One example, he says, is technology juggernaut Apple. Early-stage investors who put their money into the then-fledgling company soon after it was formed forty years ago would today have a portfolio worth millions of dollars. While there is greater risk from investing in early-stage companies, those clients do not have the same opportunities to create dramatic growth in the value of their holdings investing in ETFs as they do with individual, early stage companies.

“Mackie Research Capital is certainly active in that space. We see those opportunities frequently, and we advise those clients who are seeking high-risk, high reward investments in those early-stage growth stocks,” comments Whitlam.

Mackie Research has the advantage of not being too large to have flexibility. Following the Global Financial Crisis of 2008, many more industry regulations were imposed. While banks have the resources to handle this, the increase in structure to comply with regulations has curtailed the ability of bank staffers to modify specific investment portfolios and advice to the very particular individual needs of clients.

Instead of risking their reputations with lawsuits, bad activities or complaints regarding the suitability of investment advice from an individual broker, banks come up with investment ‘products.’ As a result, clients are encouraged to invest in the bank’s own mutual fund products or ETFs, which mostly have little or no exposure to small and medium-cap investments.

Bank investment portfolios are mainly invested in larger blue chip companies of Canada and the United States.
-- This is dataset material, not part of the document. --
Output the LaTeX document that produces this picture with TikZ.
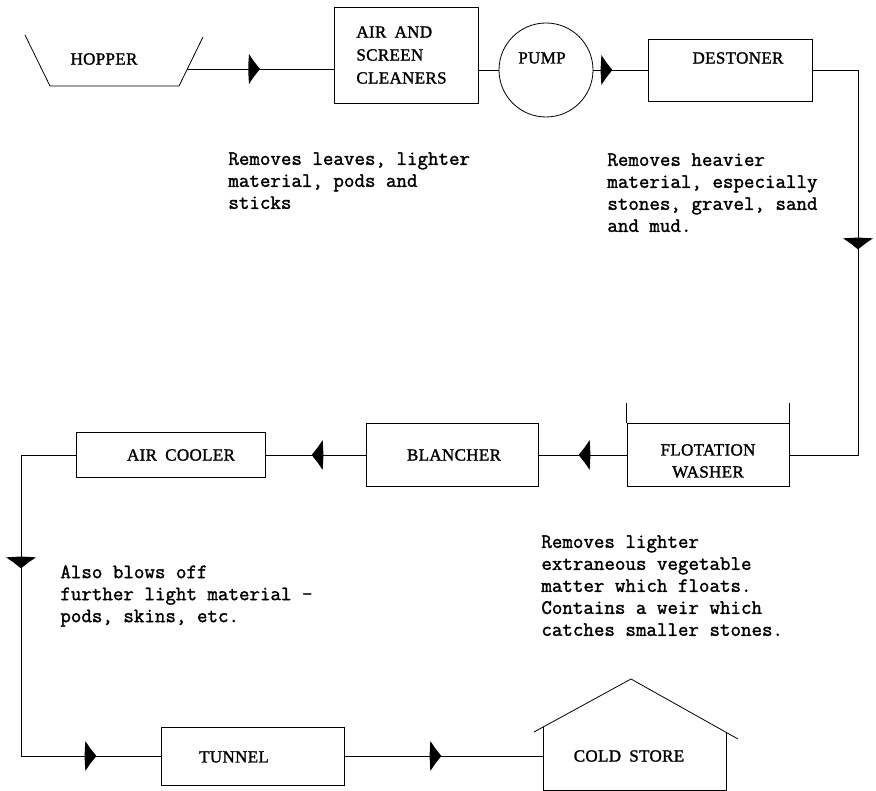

Clients are charged fees from the banks to manage these investments, but the “Happy Meals” may not be right for all clients.

Through commoditization and the growth of ownership of the banks in the investment industry, the bank-owned investment dealers generally have been moving toward improving their profit margins by doing several things, including not taking on client accounts with less than $250,000 in assets. This is not the case at Mackie Research Capital, which does not limit clients to those with a certain value in assets.

“What the banks are saying is, ‘If you don’t have $250,000, we want your account to be handled by an employee of the bank, not an investment advisor in our investment dealer subsidiary,’” says Whitlam. “This means that smaller amounts will be sent off to a bank employee who is only qualified to sell funds, not stocks and bonds.” As a result of these limits and fears of complaints, banks are denying opportunities to investors who have less than a quarter of a million dollars and those who want something other than a standard package of funds or GICs.

Since the Big Six Banks have control of the majority of the market, payouts to their brokers –who are generally expected to produce at least $500,000 a year in commission revenue – are being reduced. This is resulting in a backlash, with brokers looking for new homes. Since Mackie Research does not impose those types of limits and has a generous compensation grid for advisors, the company is experiencing an influx of experienced brokers seeking a measure of independence in who they can accept as clients and better payouts. This benefits clients, the brokers and Mackie Research, which enjoys significant employee retention.

Mackie Research Capital Corporation has been growing largely through acquisition and continues to hire veteran brokers, who already have an existing book of clients and appreciate working with an employee-owned, full-service independent investment firm which has the experience and diversity to help them meet their clients’ goals and needs.